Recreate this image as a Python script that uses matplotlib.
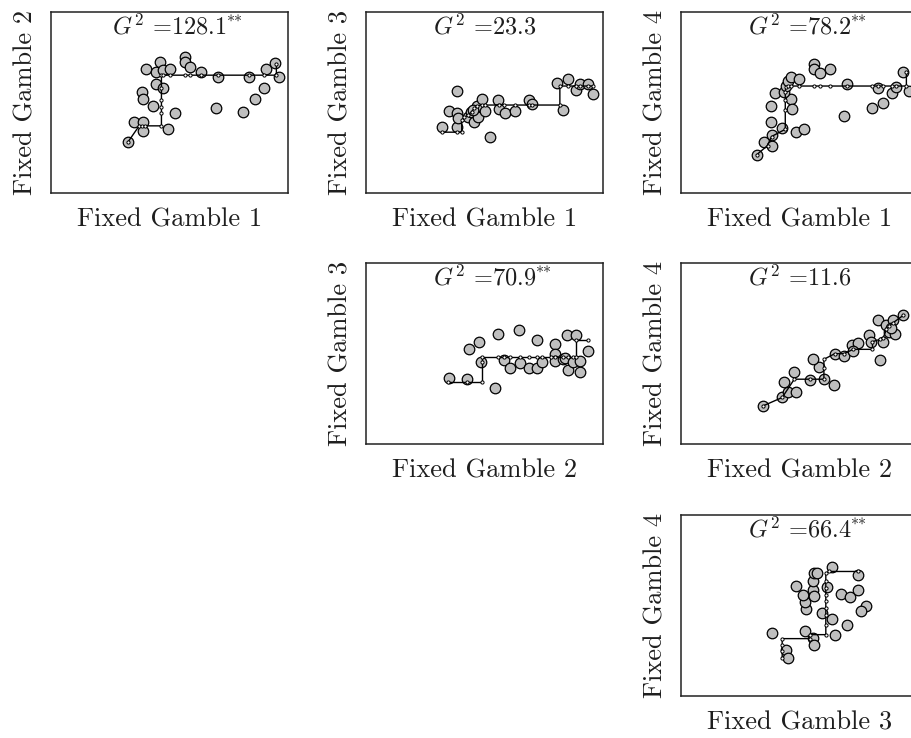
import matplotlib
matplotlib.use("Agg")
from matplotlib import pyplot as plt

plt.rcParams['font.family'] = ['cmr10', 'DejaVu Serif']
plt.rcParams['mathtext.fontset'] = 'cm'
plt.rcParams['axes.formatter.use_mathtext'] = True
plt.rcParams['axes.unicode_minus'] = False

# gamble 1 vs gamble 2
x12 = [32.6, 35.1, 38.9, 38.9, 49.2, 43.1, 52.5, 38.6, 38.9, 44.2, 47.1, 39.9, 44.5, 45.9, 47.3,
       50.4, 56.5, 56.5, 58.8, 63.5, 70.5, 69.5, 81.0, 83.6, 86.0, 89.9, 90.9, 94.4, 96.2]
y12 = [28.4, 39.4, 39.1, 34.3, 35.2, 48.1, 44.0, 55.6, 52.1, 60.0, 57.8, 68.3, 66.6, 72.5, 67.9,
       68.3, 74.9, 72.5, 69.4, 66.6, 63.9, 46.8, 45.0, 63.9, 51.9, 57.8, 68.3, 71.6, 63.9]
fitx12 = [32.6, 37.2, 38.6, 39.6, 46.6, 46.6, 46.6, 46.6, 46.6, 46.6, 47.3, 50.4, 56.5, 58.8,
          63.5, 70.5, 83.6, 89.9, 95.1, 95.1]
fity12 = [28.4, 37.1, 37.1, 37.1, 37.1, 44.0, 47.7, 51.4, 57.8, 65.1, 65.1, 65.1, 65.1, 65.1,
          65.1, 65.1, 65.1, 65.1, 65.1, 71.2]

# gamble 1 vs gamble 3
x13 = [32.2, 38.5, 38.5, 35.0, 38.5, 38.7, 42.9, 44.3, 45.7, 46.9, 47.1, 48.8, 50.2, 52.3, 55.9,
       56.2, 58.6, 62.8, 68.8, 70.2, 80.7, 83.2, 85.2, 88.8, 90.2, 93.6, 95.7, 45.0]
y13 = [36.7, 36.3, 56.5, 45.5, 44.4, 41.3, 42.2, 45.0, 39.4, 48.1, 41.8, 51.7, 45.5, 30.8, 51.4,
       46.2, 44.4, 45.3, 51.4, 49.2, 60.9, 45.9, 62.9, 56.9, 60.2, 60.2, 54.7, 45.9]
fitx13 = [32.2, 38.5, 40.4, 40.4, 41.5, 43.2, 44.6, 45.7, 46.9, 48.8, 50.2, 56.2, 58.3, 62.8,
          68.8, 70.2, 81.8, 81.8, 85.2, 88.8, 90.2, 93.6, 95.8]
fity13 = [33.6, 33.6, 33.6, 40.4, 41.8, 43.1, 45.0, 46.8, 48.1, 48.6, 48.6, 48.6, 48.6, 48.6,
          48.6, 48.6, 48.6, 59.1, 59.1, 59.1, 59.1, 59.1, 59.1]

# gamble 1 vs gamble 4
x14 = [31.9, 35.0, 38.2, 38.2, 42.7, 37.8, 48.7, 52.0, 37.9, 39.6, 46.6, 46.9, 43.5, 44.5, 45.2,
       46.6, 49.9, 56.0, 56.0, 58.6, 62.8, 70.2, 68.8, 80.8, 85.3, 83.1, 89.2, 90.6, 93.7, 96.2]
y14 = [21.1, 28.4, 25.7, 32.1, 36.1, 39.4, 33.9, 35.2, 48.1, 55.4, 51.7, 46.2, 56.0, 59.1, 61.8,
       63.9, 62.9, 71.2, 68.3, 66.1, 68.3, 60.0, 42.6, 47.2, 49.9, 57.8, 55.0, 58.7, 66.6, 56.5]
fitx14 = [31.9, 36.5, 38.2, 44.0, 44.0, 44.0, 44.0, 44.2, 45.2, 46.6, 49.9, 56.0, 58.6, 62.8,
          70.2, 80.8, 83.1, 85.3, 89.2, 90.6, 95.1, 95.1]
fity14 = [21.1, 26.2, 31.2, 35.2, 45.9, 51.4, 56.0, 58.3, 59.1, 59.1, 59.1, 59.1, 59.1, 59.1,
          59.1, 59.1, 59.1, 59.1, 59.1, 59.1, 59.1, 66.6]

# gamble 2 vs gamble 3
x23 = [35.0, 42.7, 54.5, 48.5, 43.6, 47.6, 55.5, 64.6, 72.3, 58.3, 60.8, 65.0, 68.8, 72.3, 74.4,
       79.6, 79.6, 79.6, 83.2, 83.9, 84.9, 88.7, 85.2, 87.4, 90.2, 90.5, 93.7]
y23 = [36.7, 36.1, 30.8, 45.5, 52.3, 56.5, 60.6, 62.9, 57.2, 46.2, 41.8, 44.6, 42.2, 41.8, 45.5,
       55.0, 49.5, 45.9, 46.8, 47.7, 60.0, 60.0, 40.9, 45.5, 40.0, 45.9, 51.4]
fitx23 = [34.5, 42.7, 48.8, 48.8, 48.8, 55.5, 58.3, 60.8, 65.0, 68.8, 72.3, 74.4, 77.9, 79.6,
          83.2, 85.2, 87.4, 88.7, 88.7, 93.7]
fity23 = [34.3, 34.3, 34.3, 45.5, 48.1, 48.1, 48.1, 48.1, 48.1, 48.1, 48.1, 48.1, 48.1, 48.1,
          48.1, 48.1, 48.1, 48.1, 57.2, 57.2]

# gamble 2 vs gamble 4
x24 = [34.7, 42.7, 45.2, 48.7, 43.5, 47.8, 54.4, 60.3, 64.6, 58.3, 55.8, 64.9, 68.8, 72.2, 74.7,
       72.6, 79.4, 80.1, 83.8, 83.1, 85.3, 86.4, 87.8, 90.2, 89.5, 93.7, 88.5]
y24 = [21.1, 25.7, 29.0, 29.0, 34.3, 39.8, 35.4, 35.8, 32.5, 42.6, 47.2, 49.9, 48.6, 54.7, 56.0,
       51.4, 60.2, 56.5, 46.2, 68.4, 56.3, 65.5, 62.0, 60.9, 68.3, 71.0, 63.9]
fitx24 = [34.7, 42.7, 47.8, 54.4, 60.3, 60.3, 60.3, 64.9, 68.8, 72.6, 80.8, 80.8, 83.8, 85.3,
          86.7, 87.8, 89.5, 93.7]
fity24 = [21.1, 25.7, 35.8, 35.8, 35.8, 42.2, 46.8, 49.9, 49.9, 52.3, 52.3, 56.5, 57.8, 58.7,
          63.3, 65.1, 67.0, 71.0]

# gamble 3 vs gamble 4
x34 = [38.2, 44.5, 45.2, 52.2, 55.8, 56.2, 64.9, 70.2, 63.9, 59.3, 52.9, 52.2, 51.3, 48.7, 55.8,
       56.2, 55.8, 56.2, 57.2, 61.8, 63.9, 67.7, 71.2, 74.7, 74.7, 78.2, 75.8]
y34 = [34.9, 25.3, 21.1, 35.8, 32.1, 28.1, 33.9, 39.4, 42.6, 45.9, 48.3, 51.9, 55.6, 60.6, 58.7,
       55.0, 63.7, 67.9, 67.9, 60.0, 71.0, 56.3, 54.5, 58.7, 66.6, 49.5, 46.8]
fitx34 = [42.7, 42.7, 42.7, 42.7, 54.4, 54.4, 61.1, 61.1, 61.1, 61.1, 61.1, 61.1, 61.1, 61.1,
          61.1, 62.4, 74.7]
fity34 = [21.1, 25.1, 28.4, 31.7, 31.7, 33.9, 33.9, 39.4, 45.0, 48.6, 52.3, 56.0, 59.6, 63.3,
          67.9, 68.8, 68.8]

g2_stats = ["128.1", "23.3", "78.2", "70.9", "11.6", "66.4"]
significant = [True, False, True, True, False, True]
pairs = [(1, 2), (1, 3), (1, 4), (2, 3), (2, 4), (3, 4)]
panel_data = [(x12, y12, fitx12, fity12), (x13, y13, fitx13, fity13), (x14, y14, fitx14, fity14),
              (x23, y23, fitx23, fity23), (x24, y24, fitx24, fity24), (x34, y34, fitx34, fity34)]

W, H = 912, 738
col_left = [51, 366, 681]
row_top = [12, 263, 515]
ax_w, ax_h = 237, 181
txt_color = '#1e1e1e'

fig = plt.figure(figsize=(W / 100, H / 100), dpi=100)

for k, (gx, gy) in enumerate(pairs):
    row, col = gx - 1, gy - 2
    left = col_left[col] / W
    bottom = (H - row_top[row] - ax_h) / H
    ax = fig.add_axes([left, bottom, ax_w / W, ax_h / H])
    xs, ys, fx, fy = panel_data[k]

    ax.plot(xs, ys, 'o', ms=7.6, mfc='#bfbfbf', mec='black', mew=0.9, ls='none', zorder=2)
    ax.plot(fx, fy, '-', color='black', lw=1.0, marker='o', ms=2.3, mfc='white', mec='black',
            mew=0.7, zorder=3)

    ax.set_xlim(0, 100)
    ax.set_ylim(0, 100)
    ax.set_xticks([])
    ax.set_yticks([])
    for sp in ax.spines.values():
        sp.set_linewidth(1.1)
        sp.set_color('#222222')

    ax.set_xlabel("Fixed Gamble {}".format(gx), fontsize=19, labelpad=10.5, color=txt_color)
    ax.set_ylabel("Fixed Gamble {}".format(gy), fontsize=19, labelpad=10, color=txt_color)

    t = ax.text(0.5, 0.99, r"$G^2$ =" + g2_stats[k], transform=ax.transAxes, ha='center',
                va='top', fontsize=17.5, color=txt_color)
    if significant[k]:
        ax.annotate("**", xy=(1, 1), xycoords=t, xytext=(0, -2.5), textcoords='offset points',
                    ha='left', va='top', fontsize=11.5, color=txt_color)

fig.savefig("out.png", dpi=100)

==

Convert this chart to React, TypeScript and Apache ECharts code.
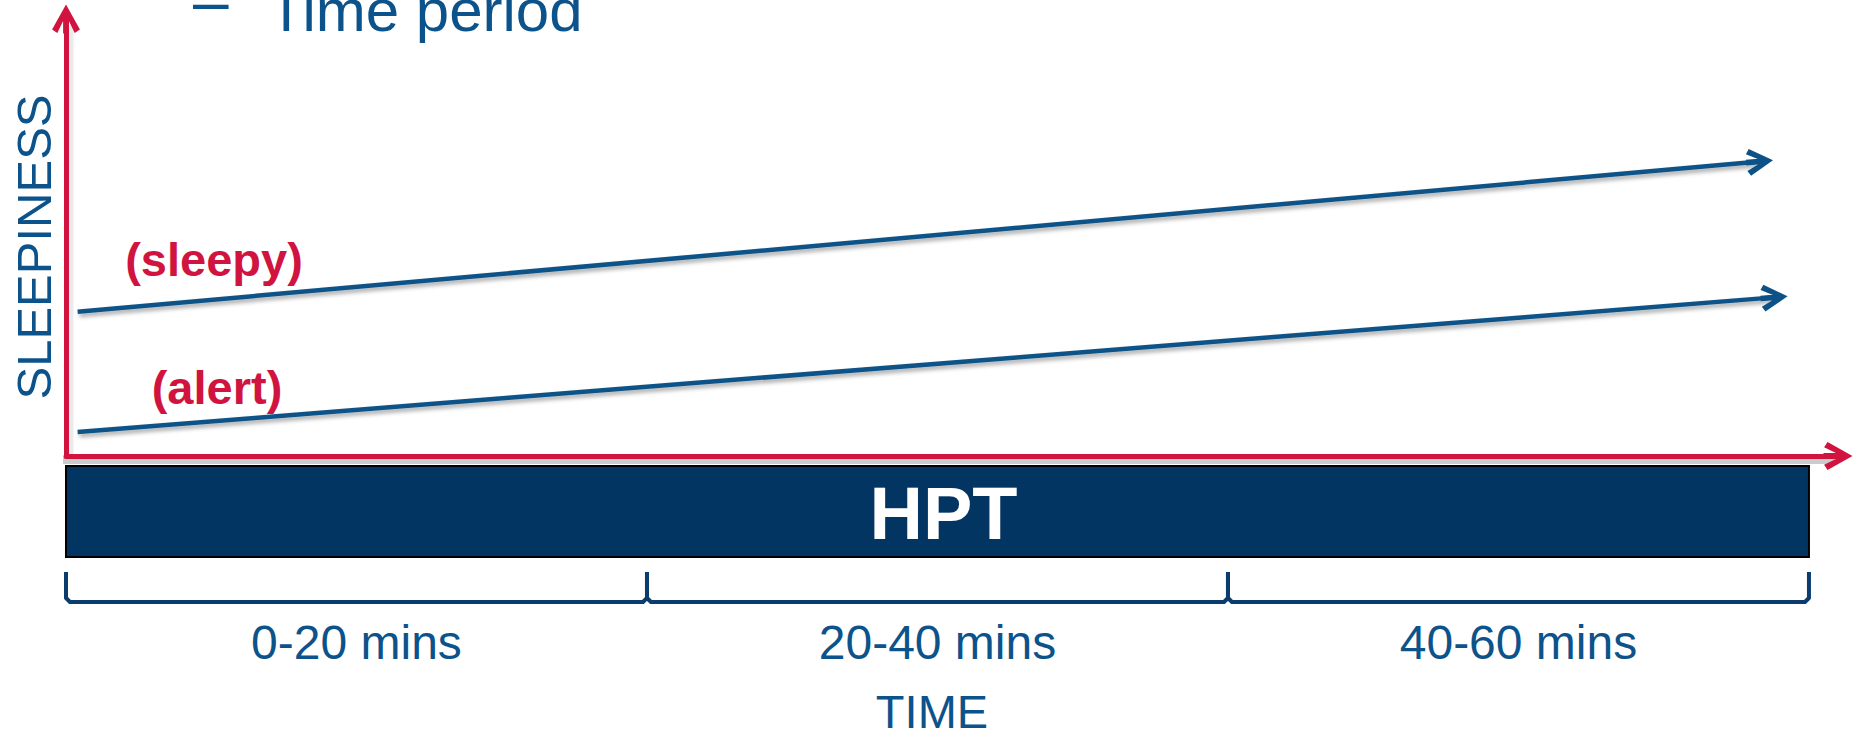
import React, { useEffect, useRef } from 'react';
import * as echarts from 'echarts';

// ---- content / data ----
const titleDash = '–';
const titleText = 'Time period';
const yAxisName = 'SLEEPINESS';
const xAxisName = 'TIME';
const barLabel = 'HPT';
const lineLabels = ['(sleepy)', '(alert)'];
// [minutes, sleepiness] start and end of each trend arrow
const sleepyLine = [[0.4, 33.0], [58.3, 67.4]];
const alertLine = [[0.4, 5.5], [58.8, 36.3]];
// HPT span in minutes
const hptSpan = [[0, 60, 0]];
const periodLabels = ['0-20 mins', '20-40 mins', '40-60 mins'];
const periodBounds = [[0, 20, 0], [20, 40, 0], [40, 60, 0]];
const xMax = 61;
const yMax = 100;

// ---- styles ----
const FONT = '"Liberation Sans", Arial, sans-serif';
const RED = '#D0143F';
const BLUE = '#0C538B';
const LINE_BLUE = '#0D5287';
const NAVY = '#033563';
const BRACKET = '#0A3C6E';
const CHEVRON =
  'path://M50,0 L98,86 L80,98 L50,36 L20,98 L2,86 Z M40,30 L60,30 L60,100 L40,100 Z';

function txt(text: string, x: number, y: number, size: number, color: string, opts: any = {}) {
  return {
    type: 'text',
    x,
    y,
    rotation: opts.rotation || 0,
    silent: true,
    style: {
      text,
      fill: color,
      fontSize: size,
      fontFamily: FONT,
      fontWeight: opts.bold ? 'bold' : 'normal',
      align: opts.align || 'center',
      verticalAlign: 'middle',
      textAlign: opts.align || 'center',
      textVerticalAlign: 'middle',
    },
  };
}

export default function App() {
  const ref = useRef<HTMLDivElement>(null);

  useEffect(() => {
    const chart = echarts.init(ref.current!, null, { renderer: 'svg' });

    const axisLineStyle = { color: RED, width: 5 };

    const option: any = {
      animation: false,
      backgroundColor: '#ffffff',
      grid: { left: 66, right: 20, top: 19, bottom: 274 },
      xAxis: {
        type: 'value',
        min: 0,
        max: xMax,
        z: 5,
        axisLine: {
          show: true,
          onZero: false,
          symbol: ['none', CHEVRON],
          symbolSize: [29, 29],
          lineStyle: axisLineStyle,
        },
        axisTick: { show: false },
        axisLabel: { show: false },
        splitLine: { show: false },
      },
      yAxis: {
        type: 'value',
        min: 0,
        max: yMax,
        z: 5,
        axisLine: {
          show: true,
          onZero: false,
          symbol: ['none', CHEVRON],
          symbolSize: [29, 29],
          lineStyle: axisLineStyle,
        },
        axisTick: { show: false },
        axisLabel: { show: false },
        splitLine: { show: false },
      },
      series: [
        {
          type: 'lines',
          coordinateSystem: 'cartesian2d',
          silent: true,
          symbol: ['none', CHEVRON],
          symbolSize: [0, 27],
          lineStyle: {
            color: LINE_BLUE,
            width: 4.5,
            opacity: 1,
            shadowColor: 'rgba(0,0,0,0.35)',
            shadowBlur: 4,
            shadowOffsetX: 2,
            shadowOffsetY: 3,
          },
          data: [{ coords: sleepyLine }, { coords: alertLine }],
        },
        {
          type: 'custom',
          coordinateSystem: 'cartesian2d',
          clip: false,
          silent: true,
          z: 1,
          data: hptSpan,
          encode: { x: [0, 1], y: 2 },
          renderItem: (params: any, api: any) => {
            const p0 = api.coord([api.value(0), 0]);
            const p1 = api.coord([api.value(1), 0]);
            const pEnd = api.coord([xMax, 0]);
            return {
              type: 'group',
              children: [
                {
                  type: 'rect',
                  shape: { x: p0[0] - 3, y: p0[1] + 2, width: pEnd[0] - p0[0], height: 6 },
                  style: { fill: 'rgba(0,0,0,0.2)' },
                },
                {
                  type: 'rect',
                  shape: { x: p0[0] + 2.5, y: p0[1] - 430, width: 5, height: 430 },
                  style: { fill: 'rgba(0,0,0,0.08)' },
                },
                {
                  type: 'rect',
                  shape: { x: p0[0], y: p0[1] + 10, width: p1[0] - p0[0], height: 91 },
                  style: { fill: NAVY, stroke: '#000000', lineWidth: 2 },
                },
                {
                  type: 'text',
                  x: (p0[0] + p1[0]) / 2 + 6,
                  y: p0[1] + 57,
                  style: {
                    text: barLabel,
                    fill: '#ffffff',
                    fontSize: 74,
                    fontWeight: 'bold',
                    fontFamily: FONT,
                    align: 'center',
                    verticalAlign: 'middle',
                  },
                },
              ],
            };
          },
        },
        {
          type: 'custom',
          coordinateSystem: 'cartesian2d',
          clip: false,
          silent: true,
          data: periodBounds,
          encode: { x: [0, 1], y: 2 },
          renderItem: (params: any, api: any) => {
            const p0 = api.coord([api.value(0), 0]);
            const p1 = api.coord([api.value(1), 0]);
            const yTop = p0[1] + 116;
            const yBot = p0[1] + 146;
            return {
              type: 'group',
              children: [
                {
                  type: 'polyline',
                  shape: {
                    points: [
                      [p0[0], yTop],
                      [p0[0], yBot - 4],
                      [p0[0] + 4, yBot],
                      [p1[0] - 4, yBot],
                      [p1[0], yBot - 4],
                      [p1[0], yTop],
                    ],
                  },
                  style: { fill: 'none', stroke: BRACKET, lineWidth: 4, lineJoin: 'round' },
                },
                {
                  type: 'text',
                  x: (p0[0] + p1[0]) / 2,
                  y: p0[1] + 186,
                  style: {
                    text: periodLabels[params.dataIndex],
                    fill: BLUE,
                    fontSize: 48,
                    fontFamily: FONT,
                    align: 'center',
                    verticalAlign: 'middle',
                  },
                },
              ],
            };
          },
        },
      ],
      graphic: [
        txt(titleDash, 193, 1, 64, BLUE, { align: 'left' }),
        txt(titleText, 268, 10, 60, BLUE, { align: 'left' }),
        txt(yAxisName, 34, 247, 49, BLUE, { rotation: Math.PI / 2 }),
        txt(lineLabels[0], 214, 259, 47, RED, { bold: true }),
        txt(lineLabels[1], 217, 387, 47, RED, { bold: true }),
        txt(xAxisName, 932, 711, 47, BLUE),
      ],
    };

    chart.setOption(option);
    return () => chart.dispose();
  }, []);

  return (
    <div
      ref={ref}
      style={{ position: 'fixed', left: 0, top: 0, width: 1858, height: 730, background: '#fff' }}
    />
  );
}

* * *

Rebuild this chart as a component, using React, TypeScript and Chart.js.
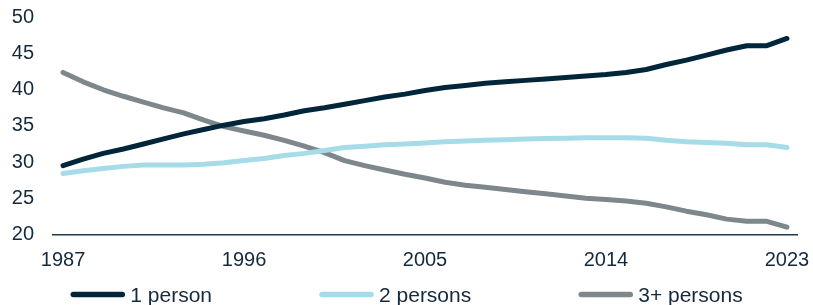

Problem:
Pictures are not part of the copy. Reproduce the lines from the one containing "Recreate this image" through the one containing "65.1, 65.1, 65.1, 65.1, 65.1, 71.2]", exactly and nothing more.

The answer:
Recreate this image as a Python script that uses matplotlib.
import matplotlib
matplotlib.use("Agg")
from matplotlib import pyplot as plt

plt.rcParams['font.family'] = ['cmr10', 'DejaVu Serif']
plt.rcParams['mathtext.fontset'] = 'cm'
plt.rcParams['axes.formatter.use_mathtext'] = True
plt.rcParams['axes.unicode_minus'] = False

# gamble 1 vs gamble 2
x12 = [32.6, 35.1, 38.9, 38.9, 49.2, 43.1, 52.5, 38.6, 38.9, 44.2, 47.1, 39.9, 44.5, 45.9, 47.3,
       50.4, 56.5, 56.5, 58.8, 63.5, 70.5, 69.5, 81.0, 83.6, 86.0, 89.9, 90.9, 94.4, 96.2]
y12 = [28.4, 39.4, 39.1, 34.3, 35.2, 48.1, 44.0, 55.6, 52.1, 60.0, 57.8, 68.3, 66.6, 72.5, 67.9,
       68.3, 74.9, 72.5, 69.4, 66.6, 63.9, 46.8, 45.0, 63.9, 51.9, 57.8, 68.3, 71.6, 63.9]
fitx12 = [32.6, 37.2, 38.6, 39.6, 46.6, 46.6, 46.6, 46.6, 46.6, 46.6, 47.3, 50.4, 56.5, 58.8,
          63.5, 70.5, 83.6, 89.9, 95.1, 95.1]
fity12 = [28.4, 37.1, 37.1, 37.1, 37.1, 44.0, 47.7, 51.4, 57.8, 65.1, 65.1, 65.1, 65.1, 65.1,
          65.1, 65.1, 65.1, 65.1, 65.1, 71.2]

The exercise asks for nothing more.